The character of Philip was especially engaging to Martin. "I like my character in this," he says, "he's a little thoughtless, a little bit goofy, naive, and doesn't see what's right in front of him. A bit selfish  it gives you something to play rather than Mr. Nice Guy."
"The worst thing you can be given to play in a movie is Mr. Nice Guy, because there's nothing there. When you think about all the nice people you know they all have foibles. All you have to do is play those foibles and let your own personality stay. One of the biggest mistakes in writing screenplays is asking 'Is he likable?' Because then he can't do that, because he's not likable, and yet in Silence of the Lambs, at the end of the movie you kind of like Anthony Hopkins."
Although he's never challenged himself to that extent, and mass-murdering cannibals have been recently suffering low popularity, Martin would probably be a fairly likable villain. He has produced some of the best comedies of the '80s and shows no signs of stopping. Father of the Bride II and Sergeant Bilko lurk in the future and a new play from the creator of Picasso at the Lapin Agile starts in New York this spring. He calls it "a surreal look at a family in the '50s."

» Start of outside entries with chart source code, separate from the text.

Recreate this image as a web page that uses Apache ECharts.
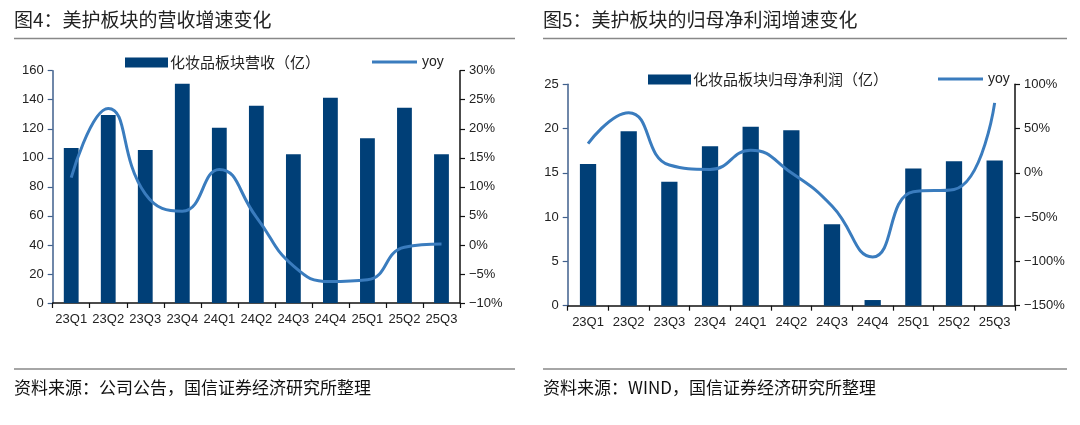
<!DOCTYPE html>
<html><head><meta charset="utf-8">
<script src="https://cdn.jsdelivr.net/npm/echarts@6/dist/echarts.min.js"></script>
<style>html,body{margin:0;padding:0;background:#fff}#c{width:1080px;height:425px}</style>
</head><body><div id="c"></div>
<script>
const categories = ['23Q1','23Q2','23Q3','23Q4','24Q1','24Q2','24Q3','24Q4','25Q1','25Q2','25Q3'];
const revenue = [106.7, 129.5, 105.4, 151.0, 120.7, 135.9, 102.4, 141.4, 113.4, 134.5, 102.4];
const revenueYoy = [11.6, 23.5, 8.8, 5.8, 13.0, 4.8, -3.6, -6.3, -6.0, -0.4, 0.15];
const profit = [16.0, 19.7, 14.0, 18.0, 20.2, 19.8, 9.2, 0.64, 15.5, 16.3, 16.4];
const profitYoy = [33, 68, 8.8, 3.9, 25.5, 0, -37.5, -95, -21.3, -18.7, 79];
const titles = ['图4：美护板块的营收增速变化', '图5：美护板块的归母净利润增速变化'];
const sources = ['资料来源：公司公告，国信证券经济研究所整理', '资料来源：WIND，国信证券经济研究所整理'];
const barNames = ['化妆品板块营收（亿）', '化妆品板块归母净利润（亿）'];
const lineName = 'yoy';

const BAR = '#003F77', LINE = '#3A7CBE';
const NUMFONT = "'Liberation Sans', Arial, 'Noto Sans CJK SC', sans-serif";
const CJK = "'Noto Sans CJK SC', sans-serif";
const pct = v => (v < 0 ? '\u2212' + Math.abs(v) : v) + '%';

function xAxis(gi){
  return {type:'category', gridIndex:gi, data:categories, boundaryGap:true,
    axisLine:{lineStyle:{color:'#111', width:1.5}},
    axisTick:{show:true, alignWithLabel:false, interval:0, length:5, lineStyle:{color:'#111', width:1.2}},
    axisLabel:{color:'#222', fontSize:13, fontFamily:NUMFONT, margin:10, interval:0}};
}
function yLeft(gi, max, interval){
  return {type:'value', gridIndex:gi, min:0, max:max, interval:interval,
    splitLine:{show:false},
    axisLine:{show:true, lineStyle:{color:'#3F5F8C', width:1.5}},
    axisTick:{show:true, length:5, lineStyle:{color:'#3F5F8C', width:1.2}},
    axisLabel:{color:'#222', fontSize:13, fontFamily:NUMFONT, margin:9}};
}
function yRight(gi, min, max, interval){
  return {type:'value', gridIndex:gi, position:'right', min:min, max:max, interval:interval,
    splitLine:{show:false},
    axisLine:{show:true, lineStyle:{color:'#111', width:1.5}},
    axisTick:{show:true, length:5, lineStyle:{color:'#111', width:1.2}},
    axisLabel:{color:'#222', fontSize:13, fontFamily:NUMFONT, margin:9, formatter:pct}};
}
function legendBar(name, left, top){
  return {left:left, top:top, padding:0, itemWidth:43, itemHeight:10, itemGap:0,
    data:[{name:name, icon:'rect'}],
    textStyle:{fontSize:15, color:'#222', fontFamily:CJK, padding:[0,0,0,-3]}};
}
function legendLine(left, top){
  return {left:left, top:top, padding:0, itemWidth:45, itemHeight:3, itemGap:0,
    data:[{name:lineName, icon:'rect'}],
    textStyle:{fontSize:14, color:'#222', fontFamily:NUMFONT, padding:[0,0,0,0]}};
}

const chart = echarts.init(document.getElementById('c'));
chart.setOption({
  animation:false,
  backgroundColor:'#fff',
  title:[
    {text:titles[0], left:14, top:10, padding:0, textStyle:{fontSize:19, fontWeight:'normal', color:'#222', fontFamily:CJK}},
    {text:titles[1], left:543, top:10, padding:0, textStyle:{fontSize:19, fontWeight:'normal', color:'#222', fontFamily:CJK}},
    {text:sources[0], left:14, top:379, padding:0, textStyle:{fontSize:17, fontWeight:'normal', color:'#111', fontFamily:CJK}},
    {text:sources[1], left:543, top:379, padding:0, textStyle:{fontSize:17, fontWeight:'normal', color:'#111', fontFamily:CJK}}
  ],
  graphic:[
    {type:'line', shape:{x1:14, y1:38.5, x2:515, y2:38.5}, style:{stroke:'#888', lineWidth:1.5}},
    {type:'line', shape:{x1:543, y1:38.5, x2:1067, y2:38.5}, style:{stroke:'#888', lineWidth:1.5}},
    {type:'line', shape:{x1:14, y1:369, x2:515, y2:369}, style:{stroke:'#888', lineWidth:1.5}},
    {type:'line', shape:{x1:543, y1:369, x2:1067, y2:369}, style:{stroke:'#888', lineWidth:1.5}}
  ],
  legend:[
    legendBar(barNames[0], 125, 55),
    legendLine(372, 55),
    legendBar(barNames[1], 648, 72),
    legendLine(938, 72)
  ],
  grid:[
    {left:52.7, top:70.7, width:407.3, height:232.3},
    {left:567.7, top:84.3, width:447.3, height:221.4}
  ],
  xAxis:[xAxis(0), xAxis(1)],
  yAxis:[yLeft(0,160,20), yRight(0,-10,30,5), yLeft(1,25,5), yRight(1,-150,100,50)],
  series:[
    {name:barNames[0], type:'bar', xAxisIndex:0, yAxisIndex:0, data:revenue, barWidth:'40%', itemStyle:{color:BAR}},
    {name:lineName, type:'line', xAxisIndex:0, yAxisIndex:1, data:revenueYoy, smooth:true, symbol:'none', lineStyle:{color:LINE, width:3}, itemStyle:{color:LINE}},
    {name:barNames[1], type:'bar', xAxisIndex:1, yAxisIndex:2, data:profit, barWidth:'40%', itemStyle:{color:BAR}},
    {name:lineName, type:'line', xAxisIndex:1, yAxisIndex:3, data:profitYoy, smooth:true, symbol:'none', lineStyle:{color:LINE, width:3}, itemStyle:{color:LINE}}
  ]
});
</script></body></html>
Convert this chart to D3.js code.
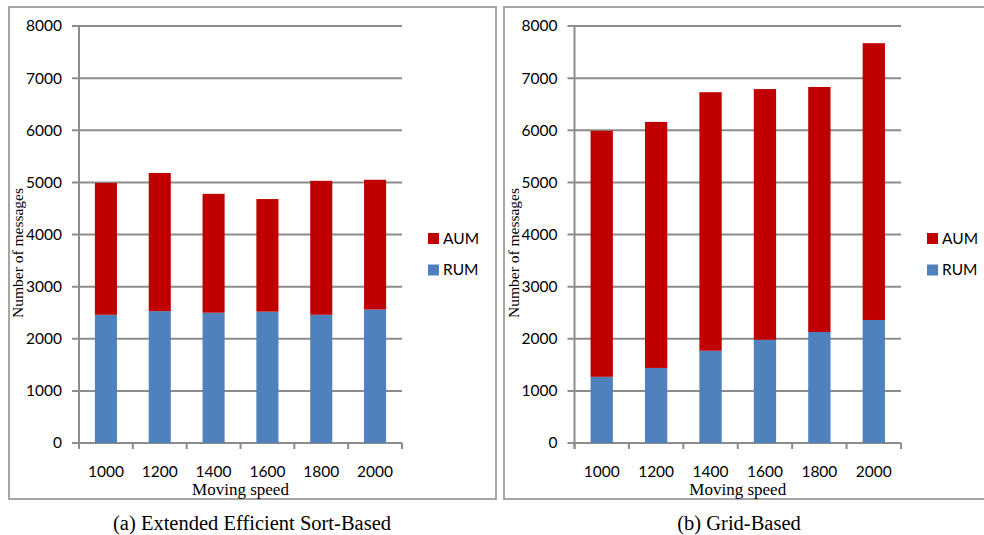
<!DOCTYPE html>
<html>
<head>
<meta charset="utf-8">
<script src="https://cdn.jsdelivr.net/npm/d3@7"></script>
<style>
  html, body { margin: 0; padding: 0; background: #fff; }
  svg { display: block; }
</style>
</head>
<body>
<svg id="chart" width="984" height="535"></svg>
<script>
// Moving speed categories and y-axis ticks
const speeds = ["1000", "1200", "1400", "1600", "1800", "2000"];
const yTicks = [0, 1000, 2000, 3000, 4000, 5000, 6000, 7000, 8000];
const seriesNames = ["AUM", "RUM"];

// Extended Efficient Sort-Based: message counts
const sortRUM = [2460, 2530, 2500, 2520, 2460, 2560];
const sortAUM = [2530, 2650, 2280, 2160, 2570, 2490];

// Grid-Based: message counts
const gridRUM = [1270, 1440, 1770, 1980, 2130, 2360];
const gridAUM = [4720, 4720, 4960, 4810, 4700, 5310];

const colors = { AUM: "#C00000", RUM: "#4F81BD" };
const gridColor = "#8c8c8c";
const frameColor = "#a6a6a6";
const sansFont = "Lato, 'Open Sans', sans-serif";
const serifFont = "'Liberation Serif', 'DejaVu Serif', serif";

const svg = d3.select("#chart");

const panels = [
  { frame: [9, 7, 487, 492], left: 79, right: 402, caption: "(a) Extended Efficient Sort-Based",
    captionX: 252, rum: sortRUM, aum: sortAUM },
  { frame: [504, 7, 500, 492], left: 574.5, right: 901, caption: "(b) Grid-Based",
    captionX: 739, rum: gridRUM, aum: gridAUM }
];

const plotTop = 26, plotBottom = 443;

panels.forEach(p => {
  const g = svg.append("g");

  // panel frame
  g.append("rect")
    .attr("x", p.frame[0]).attr("y", p.frame[1])
    .attr("width", p.frame[2]).attr("height", p.frame[3])
    .attr("fill", "none").attr("stroke", frameColor).attr("stroke-width", 2);

  const x = d3.scaleBand().domain(speeds).range([p.left, p.right])
    .paddingInner(0.59).paddingOuter(0.295);
  const y = d3.scaleLinear().domain([0, 8000]).range([plotBottom, plotTop]);

  // horizontal gridlines with left tick stubs
  g.append("g").selectAll("line").data(yTicks).join("line")
    .attr("x1", p.left - 7).attr("x2", p.right)
    .attr("y1", d => y(d)).attr("y2", d => y(d))
    .attr("stroke", gridColor).attr("stroke-width", 2);

  // y axis line
  g.append("line")
    .attr("x1", p.left).attr("x2", p.left)
    .attr("y1", plotTop).attr("y2", plotBottom + 6)
    .attr("stroke", gridColor).attr("stroke-width", 2);

  // y tick labels
  g.append("g").selectAll("text").data(yTicks).join("text")
    .attr("x", p.left - 17).attr("y", d => y(d))
    .attr("dy", "0.35em").attr("text-anchor", "end")
    .attr("font-family", sansFont).attr("font-size", 15.5).attr("fill", "#000")
    .text(d => d);

  // x tick marks at band boundaries
  const bounds = speeds.map(s => x(s) - x.step() * x.paddingInner() / 2);
  bounds.push(p.right);
  g.append("g").selectAll("line").data(bounds).join("line")
    .attr("x1", d => d).attr("x2", d => d)
    .attr("y1", plotBottom).attr("y2", plotBottom + 6)
    .attr("stroke", gridColor).attr("stroke-width", 2);

  // stacked bars
  const rows = speeds.map((s, i) => ({ speed: s, RUM: p.rum[i], AUM: p.aum[i] }));
  const stacked = d3.stack().keys(["RUM", "AUM"])(rows);
  g.append("g").selectAll("g").data(stacked).join("g")
    .attr("fill", d => colors[d.key])
    .selectAll("rect").data(d => d).join("rect")
    .attr("x", d => x(d.data.speed))
    .attr("width", x.bandwidth())
    .attr("y", d => y(d[1]))
    .attr("height", d => y(d[0]) - y(d[1]));

  // x tick labels
  g.append("g").selectAll("text").data(speeds).join("text")
    .attr("x", d => x(d) + x.bandwidth() / 2).attr("y", 477)
    .attr("text-anchor", "middle")
    .attr("font-family", sansFont).attr("font-size", 15.5).attr("fill", "#000")
    .text(d => d);

  // axis titles
  g.append("text")
    .attr("x", (p.left + p.right) / 2).attr("y", 495)
    .attr("text-anchor", "middle")
    .attr("font-family", serifFont).attr("font-size", 17).attr("fill", "#000")
    .text("Moving speed");

  g.append("text")
    .attr("transform", `translate(${p.left - 56},${253}) rotate(-90)`)
    .attr("text-anchor", "middle")
    .attr("font-family", serifFont).attr("font-size", 15.5).attr("fill", "#000")
    .text("Number of messages");

  // legend
  const lg = g.append("g").attr("transform", `translate(${p.right + 26},0)`);
  seriesNames.forEach((name, i) => {
    const yy = 233 + i * 31.5;
    lg.append("rect").attr("x", 0).attr("y", yy).attr("width", 11).attr("height", 11)
      .attr("fill", colors[name]);
    lg.append("text").attr("x", 15).attr("y", yy + 5.5).attr("dy", "0.35em")
      .attr("font-family", sansFont).attr("font-size", 15.5).attr("fill", "#000")
      .text(name);
  });

  // caption
  svg.append("text")
    .attr("x", p.captionX).attr("y", 530)
    .attr("text-anchor", "middle")
    .attr("font-family", serifFont).attr("font-size", 20.5).attr("fill", "#000")
    .text(p.caption);
});
</script>
</body>
</html>
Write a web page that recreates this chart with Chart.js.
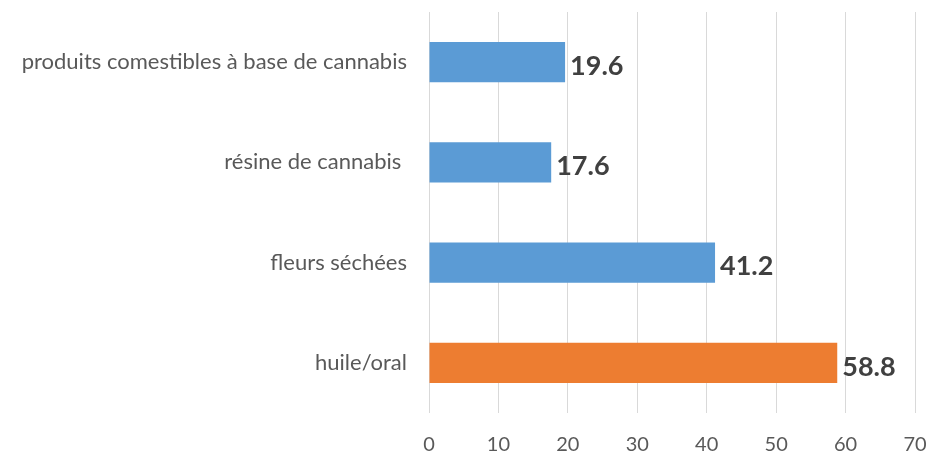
<!DOCTYPE html>
<html>
<head>
<meta charset="utf-8">
<script src="https://cdn.jsdelivr.net/npm/chart.js@4"></script>
<style>
  html, body { margin: 0; padding: 0; background: #fff; }
  #wrap { width: 928px; height: 457px; }
</style>
</head>
<body>
<div id="wrap"><canvas id="chart"></canvas></div>
<script>
// Data
const categories = ['produits comestibles à base de cannabis', 'résine de cannabis ', 'fleurs séchées', 'huile/oral'];
const values = [19.6, 17.6, 41.2, 58.8];
const barColors = ['#5B9BD5', '#5B9BD5', '#5B9BD5', '#ED7D31'];

// Draw value labels at the end of each bar
const valueLabels = {
  id: 'valueLabels',
  afterDatasetsDraw(chart) {
    const ctx = chart.ctx;
    const meta = chart.getDatasetMeta(0);
    ctx.save();
    ctx.font = 'bold 27px Lato';
    ctx.fillStyle = '#404040';
    ctx.textAlign = 'left';
    ctx.textBaseline = 'middle';
    meta.data.forEach((bar, i) => {
      ctx.fillText(values[i].toFixed(1), bar.x + 5, bar.y + 4);
    });
    ctx.restore();
  }
};

new Chart(document.getElementById('chart'), {
  type: 'bar',
  data: {
    labels: categories,
    datasets: [{
      data: values,
      backgroundColor: barColors,
      barPercentage: 0.4,
      categoryPercentage: 1
    }]
  },
  options: {
    indexAxis: 'y',
    responsive: true,
    maintainAspectRatio: false,
    animation: false,
    layout: { padding: { top: 12, right: 13, left: 0, bottom: 0 } },
    plugins: {
      legend: { display: false },
      tooltip: { enabled: false }
    },
    scales: {
      x: {
        min: 0,
        max: 70,
        ticks: {
          stepSize: 10,
          color: '#595959',
          font: { family: 'Lato', size: 20 },
          padding: 20
        },
        grid: { color: '#D9D9D9', lineWidth: 1, drawTicks: false },
        border: { display: false },
        afterFit: (scale) => {
          scale.height = 44;
          // tick padding would otherwise push the plot edges in
          scale.paddingLeft = 0;
          scale.paddingRight = 0;
        }
      },
      y: {
        ticks: {
          color: '#595959',
          font: { family: 'Lato', size: 22 },
          padding: 22
        },
        grid: { display: false, drawTicks: false },
        border: { display: false },
        afterFit: (scale) => {
          scale.width = 429;
          scale.paddingTop = 0;
          scale.paddingBottom = 0;
        }
      }
    }
  },
  plugins: [valueLabels]
});
</script>
</body>
</html>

Thus it is a thoughtful proposition when this ultra-successful laugh-getter decrys a critical bias towards comedy. "I remember recently reading a review of Jim Carrey for the Mask," he says, "and the reviewer said 'he also proves he can act in one scene when so and so.' I said, 'What's he doing when he's being funny?' That's not acting? There's a prejudice against comedy as acting and it is acting."
"People say because somebody cries, 'oh look, he can act!' But the fact that Jim Carrey can do a ten minute ad-libbed bit walking across a roof that's just comedy."
"What is that expression?" asks Ephron. "'Tragedy is easy, comedy is hard?'"
"No," corrects Martin. "Dying is easy."
"Ohhh!" she blasts out and then thinks for a second before embarassing herself again. "But is it true?"
Martin laughs, "I don't know yet."
He believes, and he should know, that the responses garnered from great comedy are just as difficult to gain as they are in acting. "When you're doing a play and it's dramatic, the audience sits there going," he crosses his arms and looks intense, "and the actor's going 'Yeah, I'm really getting to them.'"
"But if you're doing a comedy, if they don't go 'Hahahaha,' you're dead!"
Martin sums up what he calls "the fun art" that is comedy: "You've got to get that to win. And people don't just give it up. They have to be made to laugh."